(GIVEN MATERIAL):
────────────────
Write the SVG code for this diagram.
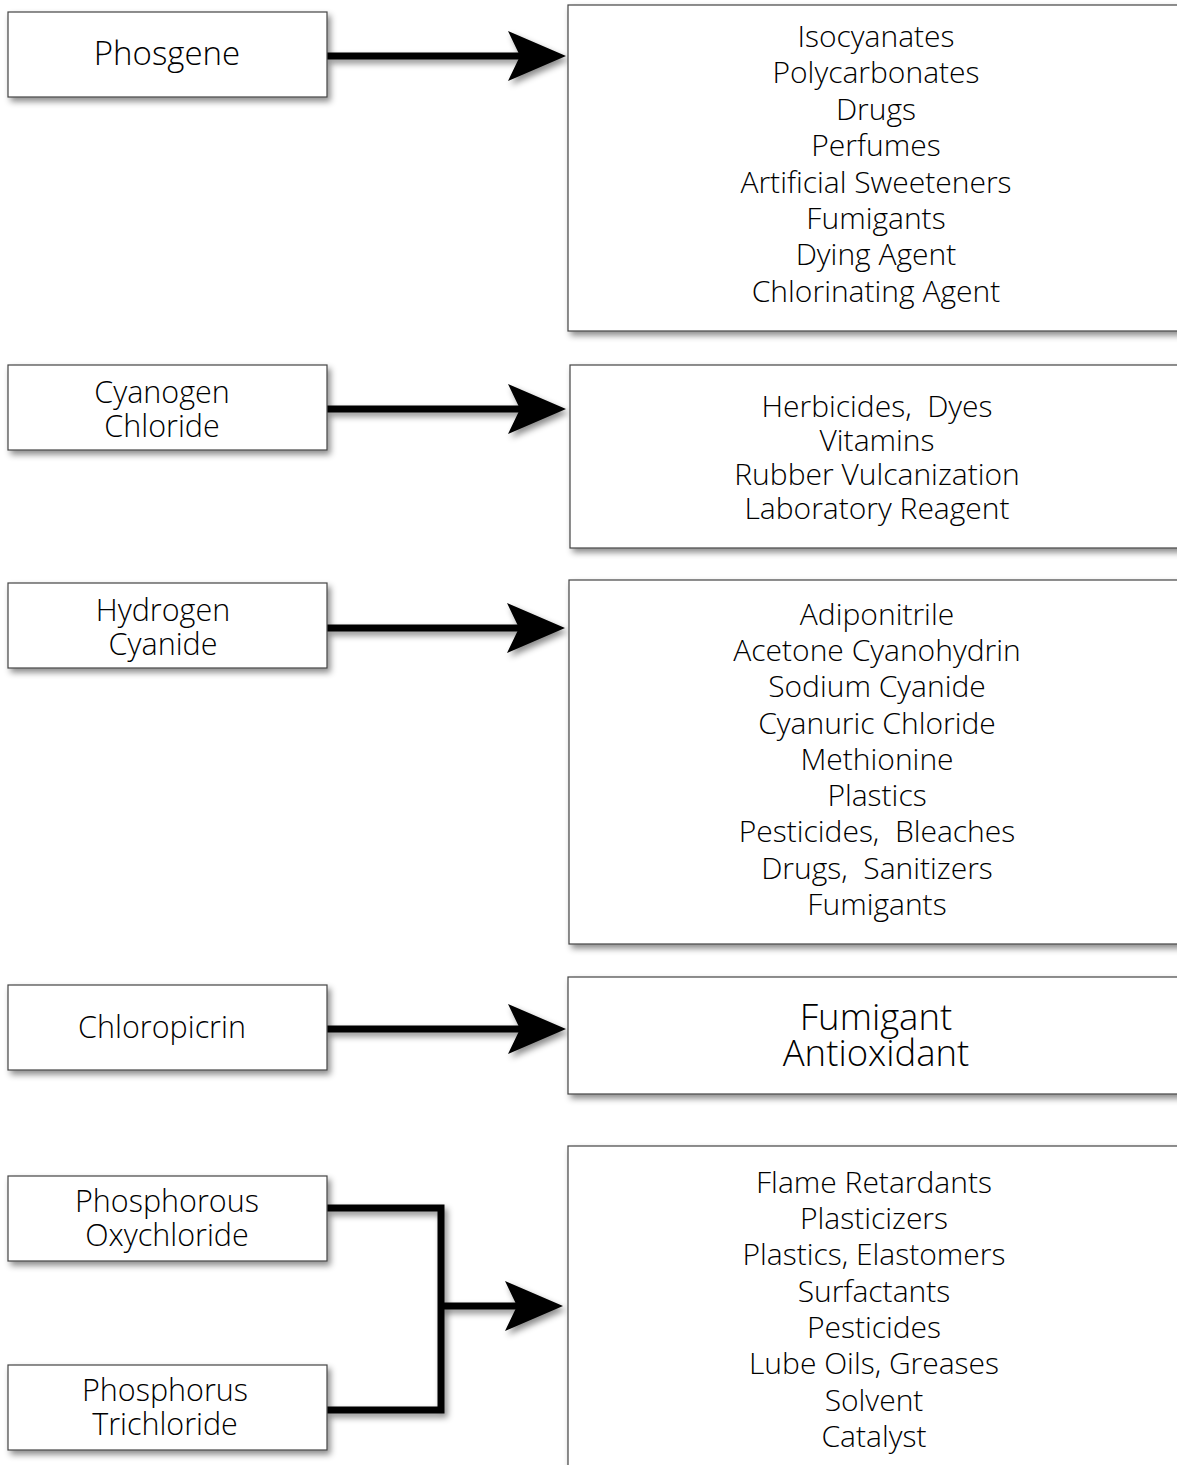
<svg xmlns="http://www.w3.org/2000/svg" width="1177" height="1465" viewBox="0 0 1177 1465">
<style>
.box{fill:#fff;stroke:#444;stroke-width:1.2;filter:url(#sh)}
.t{font-family:"Open Sans","Liberation Sans",sans-serif;font-weight:300;font-size:30px;fill:#000;text-anchor:middle;white-space:pre}
.l{font-size:30.5px}
.big{font-size:36.5px}
.c{fill:none;stroke:#000;stroke-width:7;filter:url(#sh)}
</style>
<defs>
<filter id="sh" filterUnits="userSpaceOnUse" x="0" y="0" width="1300" height="1500">
<feDropShadow dx="3" dy="4" stdDeviation="3" flood-color="#000" flood-opacity="0.45"/>
</filter>
<marker id="ah" markerUnits="userSpaceOnUse" markerWidth="60" markerHeight="60" viewBox="0 0 60 50" refX="32" refY="25" orient="auto">
<path d="M0,0 L58,25 L0,50 L12,25 Z" fill="#000"/>
</marker>
</defs>
<g id="connectors">
<path class="c" d="M327,56 H540" marker-end="url(#ah)"/>
<path class="c" d="M327,409 H540" marker-end="url(#ah)"/>
<path class="c" d="M327,628 H539" marker-end="url(#ah)"/>
<path class="c" d="M327,1029 H540" marker-end="url(#ah)"/>
<path class="c" d="M327,1208 H441 V1410 H327"/>
<path class="c" d="M441,1306 H537" marker-end="url(#ah)"/>
</g>
<g id="phosgene"><rect class="box" x="8" y="12" width="319" height="85"/><text class="t" style="font-size:33px" x="167" y="65">Phosgene</text></g>
<g id="cyanogen-chloride"><rect class="box" x="8" y="365" width="319" height="85"/><text class="t l" x="162" y="403">Cyanogen</text><text class="t l" x="162" y="437">Chloride</text></g>
<g id="hydrogen-cyanide"><rect class="box" x="8" y="583" width="319" height="85"/><text class="t l" x="163" y="621">Hydrogen</text><text class="t l" x="163" y="655">Cyanide</text></g>
<g id="chloropicrin"><rect class="box" x="8" y="985" width="319" height="85"/><text class="t l" x="162" y="1038">Chloropicrin</text></g>
<g id="phosphorous-oxychloride"><rect class="box" x="8" y="1176" width="319" height="85"/><text class="t l" x="167" y="1212">Phosphorous</text><text class="t l" x="167" y="1246">Oxychloride</text></g>
<g id="phosphorus-trichloride"><rect class="box" x="8" y="1365" width="319" height="85"/><text class="t l" x="165" y="1401">Phosphorus</text><text class="t l" x="165" y="1435">Trichloride</text></g>
<g id="phosgene-uses"><rect class="box" x="568" y="5" width="640" height="326"/>
<text class="t" x="876" y="47">Isocyanates</text>
<text class="t" x="876" y="83">Polycarbonates</text>
<text class="t" x="876" y="120">Drugs</text>
<text class="t" x="876" y="156">Perfumes</text>
<text class="t" x="876" y="193">Artificial Sweeteners</text>
<text class="t" x="876" y="229">Fumigants</text>
<text class="t" x="876" y="265">Dying Agent</text>
<text class="t" x="876" y="302">Chlorinating Agent</text>
</g>
<g id="cyanogen-uses"><rect class="box" x="570" y="365" width="640" height="183"/>
<text class="t" x="877" y="417">Herbicides,  Dyes</text>
<text class="t" x="877" y="451">Vitamins</text>
<text class="t" x="877" y="485">Rubber Vulcanization</text>
<text class="t" x="877" y="519">Laboratory Reagent</text>
</g>
<g id="hydrogen-cyanide-uses"><rect class="box" x="569" y="580" width="640" height="364"/>
<text class="t" x="877" y="625">Adiponitrile</text>
<text class="t" x="877" y="661">Acetone Cyanohydrin</text>
<text class="t" x="877" y="697">Sodium Cyanide</text>
<text class="t" x="877" y="734">Cyanuric Chloride</text>
<text class="t" x="877" y="770">Methionine</text>
<text class="t" x="877" y="806">Plastics</text>
<text class="t" x="877" y="842">Pesticides,  Bleaches</text>
<text class="t" x="877" y="879">Drugs,  Sanitizers</text>
<text class="t" x="877" y="915">Fumigants</text>
</g>
<g id="chloropicrin-uses"><rect class="box" x="568" y="977" width="640" height="117"/>
<text class="t big" x="876" y="1030">Fumigant</text>
<text class="t big" x="876" y="1066">Antioxidant</text>
</g>
<g id="phosphorus-uses"><rect class="box" x="568" y="1146" width="640" height="340"/>
<text class="t" x="874" y="1193">Flame Retardants</text>
<text class="t" x="874" y="1229">Plasticizers</text>
<text class="t" x="874" y="1265">Plastics, Elastomers</text>
<text class="t" x="874" y="1302">Surfactants</text>
<text class="t" x="874" y="1338">Pesticides</text>
<text class="t" x="874" y="1374">Lube Oils, Greases</text>
<text class="t" x="874" y="1411">Solvent</text>
<text class="t" x="874" y="1447">Catalyst</text>
</g>
</svg>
────────────────
(STATED PROBLEM): Output a faithful copy of the data, with each picture left out.

(TASK RESPONSE):
Write the SVG code for this diagram.
<svg xmlns="http://www.w3.org/2000/svg" width="1177" height="1465" viewBox="0 0 1177 1465">
<style>
.box{fill:#fff;stroke:#444;stroke-width:1.2;filter:url(#sh)}
.t{font-family:"Open Sans","Liberation Sans",sans-serif;font-weight:300;font-size:30px;fill:#000;text-anchor:middle;white-space:pre}
.l{font-size:30.5px}
.big{font-size:36.5px}
.c{fill:none;stroke:#000;stroke-width:7;filter:url(#sh)}
</style>
<defs>
<filter id="sh" filterUnits="userSpaceOnUse" x="0" y="0" width="1300" height="1500">
<feDropShadow dx="3" dy="4" stdDeviation="3" flood-color="#000" flood-opacity="0.45"/>
</filter>
<marker id="ah" markerUnits="userSpaceOnUse" markerWidth="60" markerHeight="60" viewBox="0 0 60 50" refX="32" refY="25" orient="auto">
<path d="M0,0 L58,25 L0,50 L12,25 Z" fill="#000"/>
</marker>
</defs>
<g id="connectors">
<path class="c" d="M327,56 H540" marker-end="url(#ah)"/>
<path class="c" d="M327,409 H540" marker-end="url(#ah)"/>
<path class="c" d="M327,628 H539" marker-end="url(#ah)"/>
<path class="c" d="M327,1029 H540" marker-end="url(#ah)"/>
<path class="c" d="M327,1208 H441 V1410 H327"/>
<path class="c" d="M441,1306 H537" marker-end="url(#ah)"/>
</g>
<g id="phosgene"><rect class="box" x="8" y="12" width="319" height="85"/><text class="t" style="font-size:33px" x="167" y="65">Phosgene</text></g>
<g id="cyanogen-chloride"><rect class="box" x="8" y="365" width="319" height="85"/><text class="t l" x="162" y="403">Cyanogen</text><text class="t l" x="162" y="437">Chloride</text></g>
<g id="hydrogen-cyanide"><rect class="box" x="8" y="583" width="319" height="85"/><text class="t l" x="163" y="621">Hydrogen</text><text class="t l" x="163" y="655">Cyanide</text></g>
<g id="chloropicrin"><rect class="box" x="8" y="985" width="319" height="85"/><text class="t l" x="162" y="1038">Chloropicrin</text></g>
<g id="phosphorous-oxychloride"><rect class="box" x="8" y="1176" width="319" height="85"/><text class="t l" x="167" y="1212">Phosphorous</text><text class="t l" x="167" y="1246">Oxychloride</text></g>
<g id="phosphorus-trichloride"><rect class="box" x="8" y="1365" width="319" height="85"/><text class="t l" x="165" y="1401">Phosphorus</text><text class="t l" x="165" y="1435">Trichloride</text></g>
<g id="phosgene-uses"><rect class="box" x="568" y="5" width="640" height="326"/>
<text class="t" x="876" y="47">Isocyanates</text>
<text class="t" x="876" y="83">Polycarbonates</text>
<text class="t" x="876" y="120">Drugs</text>
<text class="t" x="876" y="156">Perfumes</text>
<text class="t" x="876" y="193">Artificial Sweeteners</text>
<text class="t" x="876" y="229">Fumigants</text>
<text class="t" x="876" y="265">Dying Agent</text>
<text class="t" x="876" y="302">Chlorinating Agent</text>
</g>
<g id="cyanogen-uses"><rect class="box" x="570" y="365" width="640" height="183"/>
<text class="t" x="877" y="417">Herbicides,  Dyes</text>
<text class="t" x="877" y="451">Vitamins</text>
<text class="t" x="877" y="485">Rubber Vulcanization</text>
<text class="t" x="877" y="519">Laboratory Reagent</text>
</g>
<g id="hydrogen-cyanide-uses"><rect class="box" x="569" y="580" width="640" height="364"/>
<text class="t" x="877" y="625">Adiponitrile</text>
<text class="t" x="877" y="661">Acetone Cyanohydrin</text>
<text class="t" x="877" y="697">Sodium Cyanide</text>
<text class="t" x="877" y="734">Cyanuric Chloride</text>
<text class="t" x="877" y="770">Methionine</text>
<text class="t" x="877" y="806">Plastics</text>
<text class="t" x="877" y="842">Pesticides,  Bleaches</text>
<text class="t" x="877" y="879">Drugs,  Sanitizers</text>
<text class="t" x="877" y="915">Fumigants</text>
</g>
<g id="chloropicrin-uses"><rect class="box" x="568" y="977" width="640" height="117"/>
<text class="t big" x="876" y="1030">Fumigant</text>
<text class="t big" x="876" y="1066">Antioxidant</text>
</g>
<g id="phosphorus-uses"><rect class="box" x="568" y="1146" width="640" height="340"/>
<text class="t" x="874" y="1193">Flame Retardants</text>
<text class="t" x="874" y="1229">Plasticizers</text>
<text class="t" x="874" y="1265">Plastics, Elastomers</text>
<text class="t" x="874" y="1302">Surfactants</text>
<text class="t" x="874" y="1338">Pesticides</text>
<text class="t" x="874" y="1374">Lube Oils, Greases</text>
<text class="t" x="874" y="1411">Solvent</text>
<text class="t" x="874" y="1447">Catalyst</text>
</g>
</svg>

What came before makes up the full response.